The Hanford Story
No annual public meeting on Hanford has been set in the Tri-Cities this year.
The Department of Energy has agreed to one meeting similar to the Hanford nuclear reservation State of the Site meetings that once were held each year. But rather than hold it in the Tri-Cities, it will be in Hood River, Ore.
Called the Hanford Regional Dialogue, it will be at the Best Western Plus Hood River Inn, 1108 E. Marina Drive, at 6 p.m. Nov. 1.
Like the State of the Site meetings, key leaders from the Department of Energy and its regulators — the Environmental Protection Agency and the Washington state Department of Ecology — are expected to give overviews of environmental cleanup work and answer questions.
Breakout group discussions are planned on topics such as cleanup priorities, aging infrastructure and plans to treat 56 million gallons of radioactive and hazardous chemical waste for disposal.
In past State of the Site meetings, people have asked about rumored layoffs, pension changes, chemical vapor exposures and the future use of land that has been cleaned up. They have shared their opinions on priorities for cleanup and protection of workers, the public and the environment.
The Hanford Advisory Board recommended almost a year ago that the agencies provide annual State of the Site meetings around the region in spring 2018.
“The board believes that in-person meetings with decision makers demonstrate a true commitment to the goals of transparency and public policy deliberation,” the board said.
It has made similar requests in the past.
The agencies replied to the board in April that “multiple meetings would be desirable.” But they planned to start with a single public session outside of the Tri-Cities in the near future.
DOE said this week that it wanted to hold one regional meeting and then evaluate the event before deciding whether to hold more meetings. DOE, rather than its regulators, organizes the sessions.
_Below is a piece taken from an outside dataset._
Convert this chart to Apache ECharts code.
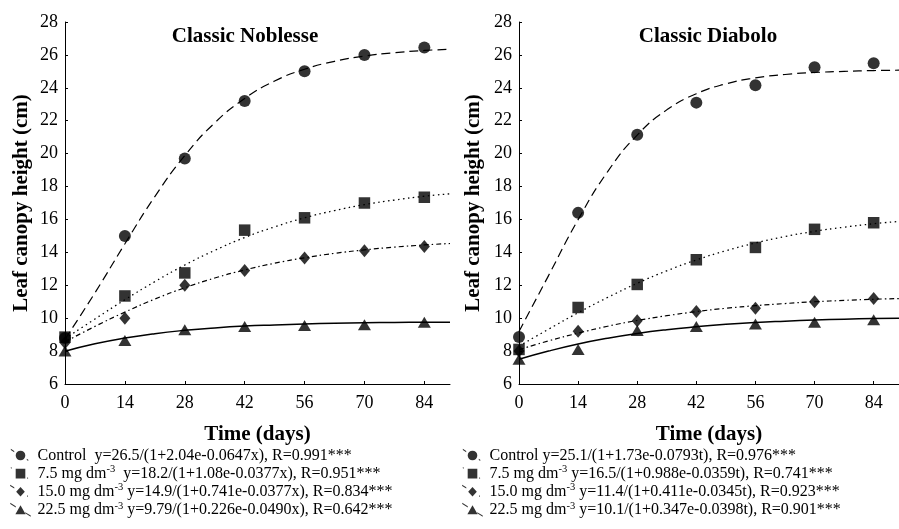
<!DOCTYPE html>
<html>
<head>
<meta charset="utf-8">
<script src="https://cdn.jsdelivr.net/npm/echarts@6/dist/echarts.min.js"></script>
<style>html,body{margin:0;padding:0;background:#fff}#c{width:899px;height:529px}</style>
</head>
<body>
<div id="c"></div>
<script>
// ---- data ----
const days = [0, 14, 28, 42, 56, 70, 84];
const xTicks = [0, 14, 28, 42, 56, 70, 84];
const fitDays = [0, 7, 14, 21, 28, 35, 42, 49, 56, 63, 70, 77, 84, 90];

// Classic Noblesse (measured points)
const nobControl = [8.8, 15.0, 19.7, 23.2, 25.0, 26.0, 26.45];
const nob75 = [8.85, 11.35, 12.75, 15.35, 16.1, 17.0, 17.35];
const nob150 = [8.5, 10.0, 12.0, 12.9, 13.65, 14.1, 14.35];
const nob225 = [8.0, 8.65, 9.3, 9.5, 9.55, 9.6, 9.75];
// Classic Noblesse (fitted curves, read at fitDays)
const nobFitControl = [8.72, 11.54, 14.52, 17.39, 19.88, 21.87, 23.35, 24.41, 25.13, 25.61, 25.93, 26.13, 26.27, 26.34];
const nobFit75 = [8.75, 9.95, 11.12, 12.22, 13.23, 14.12, 14.90, 15.55, 16.10, 16.54, 16.90, 17.18, 17.41, 17.56];
const nobFit150 = [8.56, 9.50, 10.37, 11.16, 11.85, 12.44, 12.93, 13.34, 13.67, 13.94, 14.15, 14.32, 14.45, 14.54];
const nobFit225 = [7.99, 8.44, 8.79, 9.06, 9.26, 9.41, 9.52, 9.59, 9.65, 9.69, 9.72, 9.74, 9.75, 9.76];

// Classic Diabolo (measured points)
const diaControl = [8.85, 16.4, 21.15, 23.1, 24.15, 25.25, 25.5];
const dia75 = [8.1, 10.65, 12.05, 13.55, 14.3, 15.4, 15.8];
const dia150 = [8.0, 9.2, 9.85, 10.4, 10.6, 11.0, 11.2];
const dia225 = [7.5, 8.1, 9.25, 9.5, 9.65, 9.75, 9.9];
// Classic Diabolo (fitted curves, read at fitDays)
const diaFitControl = [9.19, 12.59, 15.99, 18.91, 21.13, 22.66, 23.64, 24.24, 24.60, 24.81, 24.93, 25.00, 25.05, 25.07];
const diaFit75 = [8.30, 9.33, 10.33, 11.26, 12.12, 12.88, 13.54, 14.10, 14.57, 14.96, 15.28, 15.53, 15.74, 15.88];
const diaFit150 = [8.08, 8.62, 9.09, 9.51, 9.86, 10.15, 10.40, 10.60, 10.76, 10.89, 11.00, 11.08, 11.15, 11.19];
const diaFit225 = [7.50, 8.00, 8.43, 8.78, 9.07, 9.30, 9.48, 9.63, 9.74, 9.82, 9.89, 9.94, 9.98, 10.00];

const panelTitles = ['Classic Noblesse', 'Classic Diabolo'];
const nobNames = [
  'Control  y=26.5/(1+2.04e-0.0647x), R=0.991***',
  '7.5 mg dm-3  y=18.2/(1+1.08e-0.0377x), R=0.951***',
  '15.0 mg dm-3 y=14.9/(1+0.741e-0.0377x), R=0.834***',
  '22.5 mg dm-3 y=9.79/(1+0.226e-0.0490x), R=0.642***'
];
const diaNames = [
  'Control y=25.1/(1+1.73e-0.0793t), R=0.976***',
  '7.5 mg dm-3 y=16.5/(1+0.988e-0.0359t), R=0.741***',
  '15.0 mg dm-3 y=11.4/(1+0.411e-0.0345t), R=0.923***',
  '22.5 mg dm-3 y=10.1/(1+0.347e-0.0398t), R=0.901***'
];
const yName = 'Leaf canopy height (cm)';
const xName = 'Time (days)';

// ---- styling ----
const FONT = 'Liberation Serif';
const symbols = ['circle', 'rect', 'diamond', 'triangle'];
const symbolSizes = [12, 11.5, [11, 13], [13, 11]];
const dashes = [[9, 5], [1.5, 3.5], [5, 3, 1.5, 3], 'solid'];
const lineWidths = [1.2, 1.3, 1.2, 1.5];

// legend icon paths (box 24x16)
function seg(t0, t1) {
  const x0 = 24 * t0, x1 = 24 * t1, y0 = 0.5 + 15 * t0, y1 = 0.5 + 15 * t1, h = 0.7;
  return 'M' + x0 + ' ' + (y0 - h) + ' L' + x1 + ' ' + (y1 - h) + ' L' + x1 + ' ' + (y1 + h) + ' L' + x0 + ' ' + (y0 + h) + ' Z ';
}
const markerPaths = [
  'M6.5 8 A5.5 5.5 0 1 0 17.5 8 A5.5 5.5 0 1 0 6.5 8 Z ',
  'M6.5 2.5 L17.5 2.5 L17.5 13.5 L6.5 13.5 Z ',
  'M12 2.5 L17 8 L12 13.5 L7 8 Z ',
  'M12 2.8 L18 13.2 L6 13.2 Z '
];
const segs = [
  [[0.04, 0.2], [0.8, 0.87]],
  [[0.04, 0.08], [0.82, 0.86]],
  [[0.0, 0.2], [0.82, 0.86]],
  [[0.0, 0.27], [0.73, 1.0]]
];
const icons = markerPaths.map((m, i) => 'path://M0 0 M24 16 ' + segs[i].map(s => seg(s[0], s[1])).join('') + m);

function pairs(xs, ys) { return ys.map((v, i) => [xs[i], v]); }

const panels = [
  { pts: [nobControl, nob75, nob150, nob225], fits: [nobFitControl, nobFit75, nobFit150, nobFit225], names: nobNames },
  { pts: [diaControl, dia75, dia150, dia225], fits: [diaFitControl, diaFit75, diaFit150, diaFit225], names: diaNames }
];

const gridLefts = [65, 519];
const series = [];
panels.forEach((p, gi) => {
  p.fits.forEach((f, k) => {
    series.push({
      type: 'line', name: 'fit' + gi + '_' + k, xAxisIndex: gi, yAxisIndex: gi,
      data: pairs(fitDays, f), smooth: true, showSymbol: false, symbol: 'none',
      lineStyle: { color: '#000', width: lineWidths[k], type: dashes[k] }, z: 2, silent: true
    });
  });
  p.pts.forEach((d, k) => {
    series.push({
      type: 'scatter', name: p.names[k], xAxisIndex: gi, yAxisIndex: gi,
      data: pairs(days, d), symbol: symbols[k], symbolSize: symbolSizes[k],
      itemStyle: { color: '#000' }, z: 3
    });
  });
});

function fmt(name) {
  const i = name.indexOf('dm-3');
  if (i < 0) return '{n|' + name + '}{s| }';
  return '{n|' + name.slice(0, i + 2) + '}{s|-3}{n|' + name.slice(i + 4) + '}';
}
const legendRich = {
  n: { fontFamily: FONT, fontSize: 16, color: '#000', lineHeight: 16 },
  s: { fontFamily: FONT, fontSize: 10.5, color: '#000', lineHeight: 8, padding: [0, 0, 8, 0] }
};

const axisCommonX = (gi) => ({
  type: 'value', gridIndex: gi, min: 0, max: 90, interval: 14,
  name: xName, nameLocation: 'middle', nameGap: 40,
  nameTextStyle: { fontFamily: FONT, fontSize: 21, fontWeight: 'bold', color: '#000' },
  axisLine: { lineStyle: { color: '#000', width: 1 } },
  axisTick: { inside: true, length: 3, lineStyle: { color: '#000' }, customValues: xTicks },
  axisLabel: { fontFamily: FONT, fontSize: 18, color: '#000', margin: 10, customValues: xTicks },
  splitLine: { show: false }
});
const axisCommonY = (gi) => ({
  type: 'value', gridIndex: gi, min: 6, max: 28, interval: 2,
  name: yName, nameLocation: 'middle', nameGap: gi === 0 ? 33 : 35,
  nameTextStyle: { fontFamily: FONT, fontSize: 21, fontWeight: 'bold', color: '#000' },
  axisLine: { show: true, lineStyle: { color: '#000', width: 1 } },
  axisTick: { show: true, inside: true, length: 3, lineStyle: { color: '#000' } },
  axisLabel: { fontFamily: FONT, fontSize: 18, color: '#000', margin: 7 },
  splitLine: { show: false }
});

const option = {
  animation: false,
  backgroundColor: '#fff',
  title: [
    { text: panelTitles[0], left: 245, top: 26, textAlign: 'center', padding: 0,
      textStyle: { fontFamily: FONT, fontSize: 21, fontWeight: 'bold', color: '#000' } },
    { text: panelTitles[1], left: 708, top: 26, textAlign: 'center', padding: 0,
      textStyle: { fontFamily: FONT, fontSize: 21, fontWeight: 'bold', color: '#000' } }
  ],
  grid: [
    { left: gridLefts[0], top: 22, width: 385, height: 362 },
    { left: gridLefts[1], top: 22, width: 385, height: 362 }
  ],
  xAxis: [axisCommonX(0), axisCommonX(1)],
  yAxis: [axisCommonY(0), axisCommonY(1)],
  legend: [
    { left: 10, top: 446, orient: 'vertical', padding: 0, itemWidth: 24, itemHeight: 14, itemGap: -0.9,
      selectedMode: false, data: nobNames.map((n, i) => ({ name: n, icon: icons[i] })),
      formatter: fmt, textStyle: { rich: legendRich } },
    { left: 462, top: 446, orient: 'vertical', padding: 0, itemWidth: 24, itemHeight: 14, itemGap: -0.9,
      selectedMode: false, data: diaNames.map((n, i) => ({ name: n, icon: icons[i] })),
      formatter: fmt, textStyle: { rich: legendRich } }
  ],
  series: series
};

const chart = echarts.init(document.getElementById('c'), null, { renderer: 'canvas' });
chart.setOption(option);
</script>
</body>
</html>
The agencies held a virtual State of the Site on the internet last year, but have not held an in-person State of the Site since spring 2014. The meeting in Richland that year drew 250 people.
For several years before that, the meetings were held sporadically rather than annually.
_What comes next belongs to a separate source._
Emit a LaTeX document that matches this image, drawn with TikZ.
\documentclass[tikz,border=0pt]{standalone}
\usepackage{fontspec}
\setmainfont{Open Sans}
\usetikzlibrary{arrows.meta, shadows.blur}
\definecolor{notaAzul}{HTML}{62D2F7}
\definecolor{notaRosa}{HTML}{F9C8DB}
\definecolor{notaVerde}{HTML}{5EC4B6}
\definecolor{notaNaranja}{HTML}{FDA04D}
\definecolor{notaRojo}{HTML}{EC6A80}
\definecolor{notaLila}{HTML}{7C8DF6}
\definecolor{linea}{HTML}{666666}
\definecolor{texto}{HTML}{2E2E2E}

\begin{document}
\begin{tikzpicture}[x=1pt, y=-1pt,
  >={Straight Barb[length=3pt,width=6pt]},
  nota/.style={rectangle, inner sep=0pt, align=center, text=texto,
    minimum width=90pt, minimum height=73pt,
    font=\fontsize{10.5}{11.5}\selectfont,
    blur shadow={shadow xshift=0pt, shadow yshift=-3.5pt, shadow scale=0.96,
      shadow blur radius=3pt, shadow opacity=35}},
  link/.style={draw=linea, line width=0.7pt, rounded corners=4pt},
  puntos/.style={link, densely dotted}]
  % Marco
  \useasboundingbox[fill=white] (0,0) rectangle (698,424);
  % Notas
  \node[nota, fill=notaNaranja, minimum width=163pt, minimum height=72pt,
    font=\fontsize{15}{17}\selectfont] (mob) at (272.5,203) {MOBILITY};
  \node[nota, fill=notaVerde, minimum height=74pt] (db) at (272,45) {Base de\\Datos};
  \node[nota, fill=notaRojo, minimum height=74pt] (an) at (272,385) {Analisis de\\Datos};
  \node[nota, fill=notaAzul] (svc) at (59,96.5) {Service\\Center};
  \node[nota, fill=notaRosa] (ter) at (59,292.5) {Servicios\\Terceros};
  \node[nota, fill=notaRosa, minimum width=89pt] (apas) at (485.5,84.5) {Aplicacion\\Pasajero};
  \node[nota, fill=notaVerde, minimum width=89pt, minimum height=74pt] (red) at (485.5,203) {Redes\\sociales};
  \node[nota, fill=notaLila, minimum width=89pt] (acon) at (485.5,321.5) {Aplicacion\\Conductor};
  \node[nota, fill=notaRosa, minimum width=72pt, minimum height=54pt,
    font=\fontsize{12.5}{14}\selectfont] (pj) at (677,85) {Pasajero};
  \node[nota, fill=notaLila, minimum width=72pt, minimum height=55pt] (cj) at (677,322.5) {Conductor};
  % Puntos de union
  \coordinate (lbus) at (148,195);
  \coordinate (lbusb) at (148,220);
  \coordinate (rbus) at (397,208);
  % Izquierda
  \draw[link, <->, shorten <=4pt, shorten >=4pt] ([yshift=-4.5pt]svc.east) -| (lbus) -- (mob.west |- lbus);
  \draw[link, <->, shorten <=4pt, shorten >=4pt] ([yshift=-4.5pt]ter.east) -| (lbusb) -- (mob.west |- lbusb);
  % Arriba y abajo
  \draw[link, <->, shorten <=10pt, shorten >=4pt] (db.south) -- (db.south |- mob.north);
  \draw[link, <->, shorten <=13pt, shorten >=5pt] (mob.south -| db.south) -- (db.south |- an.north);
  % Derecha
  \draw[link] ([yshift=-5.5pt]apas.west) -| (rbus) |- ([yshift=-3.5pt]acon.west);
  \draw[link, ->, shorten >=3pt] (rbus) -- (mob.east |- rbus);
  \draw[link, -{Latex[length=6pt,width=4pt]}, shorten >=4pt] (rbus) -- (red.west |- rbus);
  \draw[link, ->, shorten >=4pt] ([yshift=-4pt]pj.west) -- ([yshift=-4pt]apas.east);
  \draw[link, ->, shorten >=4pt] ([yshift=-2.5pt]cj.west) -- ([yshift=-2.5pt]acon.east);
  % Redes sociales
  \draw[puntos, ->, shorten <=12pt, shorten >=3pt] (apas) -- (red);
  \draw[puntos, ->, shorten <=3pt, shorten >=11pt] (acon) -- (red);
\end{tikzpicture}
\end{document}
The Hanford Advisory Board told DOE and its regulators that State of the Site meetings — with wide-ranging discussions and give and take between the public and leadership — are better suited for in-person meetings.
In 2015, with no State of the Site meetings scheduled, Columbia Riverkeeper, Hanford Challenge, Heart of America Northwest and Washington Physicians for Social Responsibility organized their own meetings around the region as an alternative.
EPA and the Department of Ecology participated, but DOE did not.
Ecology officials said at the time that it was important to address public concerns in an open forum, whether the forum was organized by government agencies or citizen groups.
The meetings give the public, Hanford workers and workers’ families a chance to ask questions on any topic and hear directly from top Hanford officials. Occasional other public meetings are held through the year, but they are limited to specific topics.